Toyota: Mirai is first step on the road to entire 'zero-emissions' range
Newly launched fuel-cell vehicle likely to pave the way for hatch, station wagon, people carrier and SUV models
Toyota’s Mirai brought the fuel cell revolution that bit closer when it arrived in the UK last month. But the company won’t be stopping there.
Where the Mirai leads, a range of vehicles is slated to follow. These are likely to include hatch, station wagon, people carrier and SUV models – though even with the Mirai now on sale, the timescale remains long-term.
Accoring to Toyota’s Yoshikazu Tanaka, who masterminded the engineering work on the Mirai, hydrogen is between one and two decades behind hybrids in its suitability for mainstream applications. The technology is coming along fast – today’s fuel cells have more than twice the power-to-weight ratio of the units that were leading the way in 2008 – but there are still hurdles to overcome.

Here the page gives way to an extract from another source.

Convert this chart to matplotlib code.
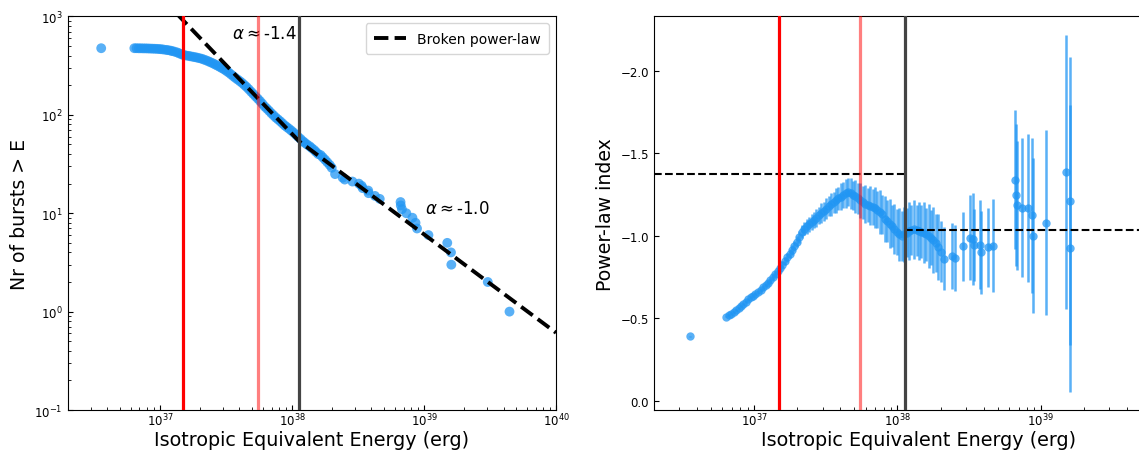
import numpy as np
import matplotlib
matplotlib.use('Agg')
import matplotlib.pyplot as plt

# burst energies (erg): dense part of the sample, then the sparse high-energy tail
energy_band = [3.59e36,
               6.40e36, 6.65e36, 6.92e36, 7.19e36, 7.48e36, 7.78e36, 8.09e36, 8.41e36, 8.75e36, 9.10e36,
               9.46e36, 9.84e36, 1.02e37, 1.06e37, 1.11e37, 1.15e37, 1.20e37, 1.24e37, 1.29e37, 1.35e37,
               1.40e37, 1.46e37, 1.51e37, 1.57e37, 1.64e37, 1.70e37, 1.77e37, 1.84e37, 1.91e37, 1.99e37,
               2.07e37, 2.15e37, 2.24e37, 2.33e37, 2.42e37, 2.52e37, 2.62e37, 2.72e37, 2.83e37, 2.94e37,
               3.06e37, 3.18e37, 3.31e37, 3.44e37, 3.58e37, 3.72e37, 3.87e37, 4.03e37, 4.19e37, 4.36e37,
               4.53e37, 4.71e37, 4.90e37, 5.09e37, 5.30e37, 5.51e37, 5.73e37, 5.96e37, 6.19e37, 6.44e37,
               6.70e37, 6.97e37, 7.24e37, 7.53e37, 7.83e37, 8.15e37, 8.47e37, 8.81e37, 9.16e37, 9.53e37,
               9.91e37, 1.03e38, 1.07e38, 1.11e38, 1.16e38, 1.21e38, 1.25e38, 1.30e38, 1.36e38, 1.41e38,
               1.47e38, 1.52e38, 1.58e38, 1.65e38, 1.71e38, 1.78e38, 1.85e38, 1.93e38, 2.00e38]
energy_tail = [2.12e38, 2.42e38, 2.51e38, 2.87e38, 3.21e38, 3.37e38, 3.43e38, 3.78e38, 3.80e38,
               4.25e38, 4.62e38, 6.64e38, 6.67e38, 6.80e38, 7.35e38, 8.17e38, 8.62e38, 8.85e38,
               1.08e39, 1.50e39, 1.60e39, 1.61e39, 3.04e39, 4.44e39]

# cumulative number of bursts above E
n_band = [476,
          476, 476, 475, 475, 474, 474, 473, 472, 471, 470,
          469, 467, 465, 462, 458, 455, 450, 445, 439, 431,
          422, 412, 406, 402, 398, 394, 390, 386, 382, 377,
          372, 365, 358, 350, 342, 334, 325, 317, 308, 299,
          290, 280, 270, 259, 248, 238, 229, 220, 211, 201,
          192, 182, 172, 163, 154, 146, 138, 130, 122, 116,
          110, 104, 99, 94, 90, 86, 82, 78, 75, 72,
          69, 66, 63, 60, 57, 54, 52, 50, 48, 46,
          44, 42, 40, 39, 37, 35, 33, 31, 29]
n_tail = [25, 23, 22, 21, 20, 19, 18, 17, 16,
          15, 14, 13, 12, 11, 10, 9, 8, 7,
          6, 5, 4, 3, 2, 1]

# power-law index of the distribution above E, with 1-sigma errors
index_band = [-0.392,
              -0.511, -0.520, -0.529, -0.540, -0.552, -0.563, -0.574, -0.588, -0.602, -0.615,
              -0.627, -0.638, -0.650, -0.662, -0.675, -0.688, -0.702, -0.716, -0.732, -0.750,
              -0.768, -0.787, -0.806, -0.826, -0.849, -0.870, -0.893, -0.916, -0.939, -0.965,
              -0.995, -1.025, -1.045, -1.058, -1.070, -1.083, -1.097, -1.110, -1.124, -1.137,
              -1.150, -1.165, -1.180, -1.192, -1.203, -1.215, -1.227, -1.238, -1.248, -1.260,
              -1.268, -1.258, -1.246, -1.240, -1.228, -1.215, -1.203, -1.192, -1.188, -1.182,
              -1.176, -1.170, -1.160, -1.145, -1.130, -1.105, -1.090, -1.075, -1.060, -1.040,
              -1.025, -1.010, -1.000, -1.010, -1.020, -1.030, -1.035, -1.040, -1.035, -1.030,
              -1.025, -1.020, -1.010, -1.000, -0.990, -0.975, -0.955, -0.930, -0.905]
err_band = [0.004,
            0.004, 0.004, 0.005, 0.005, 0.005, 0.006, 0.006, 0.007, 0.007, 0.008,
            0.008, 0.009, 0.010, 0.011, 0.012, 0.013, 0.014, 0.015, 0.016, 0.017,
            0.018, 0.019, 0.020, 0.022, 0.024, 0.026, 0.028, 0.030, 0.032, 0.034,
            0.036, 0.040, 0.038, 0.045, 0.046, 0.050, 0.048, 0.055, 0.052, 0.060,
            0.058, 0.064, 0.062, 0.070, 0.066, 0.076, 0.072, 0.082, 0.078, 0.088,
            0.086, 0.092, 0.088, 0.100, 0.094, 0.106, 0.098, 0.114, 0.104, 0.118,
            0.110, 0.124, 0.112, 0.132, 0.120, 0.140, 0.126, 0.146, 0.130, 0.152,
            0.140, 0.160, 0.150, 0.168, 0.150, 0.176, 0.150, 0.180, 0.155, 0.178,
            0.160, 0.186, 0.162, 0.192, 0.168, 0.198, 0.176, 0.200, 0.185]
index_tail = [-0.863, -0.879, -0.867, -0.938, -0.990, -0.980, -0.944, -0.946, -0.900,
              -0.930, -0.942, -1.342, -1.247, -1.186, -1.172, -1.168, -1.125, -1.000,
              -1.081, -1.386, -1.212, -0.925, np.nan, np.nan]
err_tail = [0.19, 0.20, 0.20, 0.21, 0.26, 0.28, 0.22, 0.27, 0.25,
            0.24, 0.28, 0.42, 0.43, 0.39, 0.42, 0.45, 0.47, 0.47,
            0.56, 0.83, 0.87, 0.87, np.nan, np.nan]

# broken power-law fit (vertices on the log-log axes)
bpl_energy = [1.0e37, 1.13e38, 1.0e40]
bpl_n = [1610, 54, 0.61]
alpha_low, alpha_high = -1.378, -1.036
e_break = 1.13e38

# marked energies
e_red, e_pink = 1.5e37, 5.5e37

energy = energy_band + energy_tail
n_above = n_band + n_tail
pl_index = index_band + index_tail
pl_err = err_band + err_tail

blue = '#2196f3'

fig = plt.figure(figsize=(11.39, 4.52), dpi=100)
ax1 = fig.add_axes([0.0594, 0.0907, 0.4288, 0.8706])
ax2 = fig.add_axes([0.5742, 0.0907, 0.4654, 0.8706])

# left: cumulative distribution
ax1.scatter(energy, n_above, s=50, color=blue, alpha=0.75, edgecolors='none', zorder=2)
ax1.plot(bpl_energy, bpl_n, 'k--', lw=2.8, label='Broken power-law', zorder=4)
ax1.set_xscale('log')
ax1.set_yscale('log')
ax1.set_xlim(2e36, 1e40)
ax1.set_ylim(0.1, 1000)
ax1.text(3.52e37, 680, r'$\alpha \approx$-1.4', fontsize=12, va='center')
ax1.text(1.01e39, 11.3, r'$\alpha \approx$-1.0', fontsize=12, va='center')
ax1.set_ylabel('Nr of bursts > E', fontsize=13.6)
ax1.legend(loc='upper right', fontsize=10, borderpad=0.6, handlelength=2.3)

# right: power-law index above E
ax2.errorbar(energy, pl_index, yerr=pl_err, fmt='o', ms=6, color=blue, alpha=0.75,
             mec='none', elinewidth=1.8, capsize=0, zorder=2)
ax2.hlines(alpha_low, 2e36, e_break, colors='k', linestyles='--', lw=1.5, zorder=4)
ax2.hlines(alpha_high, e_break, 1e40, colors='k', linestyles='--', lw=1.5, zorder=4)
ax2.set_xscale('log')
ax2.set_xlim(2e36, 1e40)
ax2.set_xticks([1e37, 1e38, 1e39])
ax2.set_ylim(0.055, -2.33)
ax2.set_yticks([0.0, -0.5, -1.0, -1.5, -2.0])
ax2.set_ylabel('Power-law index', fontsize=13.6)

for ax in (ax1, ax2):
    ax.axvline(e_red, color='red', lw=2.3, zorder=5)
    ax.axvline(e_pink, color='red', alpha=0.5, lw=2.3, zorder=5)
    ax.axvline(e_break, color='#444444', lw=2.3, zorder=5)
    ax.set_xlabel('Isotropic Equivalent Energy (erg)', fontsize=13.8, labelpad=1)
    ax.tick_params(which='both', direction='in', labelsize=8.5)
    ax.tick_params(axis='x', which='both', pad=1.5)

fig.savefig('out.png', dpi=100)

We know how to extract hydrogen from renewable energy sources, for example. But as of yet, the cost of doing so is enough to keep fuel cell vehicles out of the mainstream.
There’s also the awkward fact that at present, the hydrogen extraction process uses fossil fuel – and therefore creates carbon. So it’ll be some years before the Mirai and its like can truly claim to be zero-emission cars. But as it shows, that day is still coming.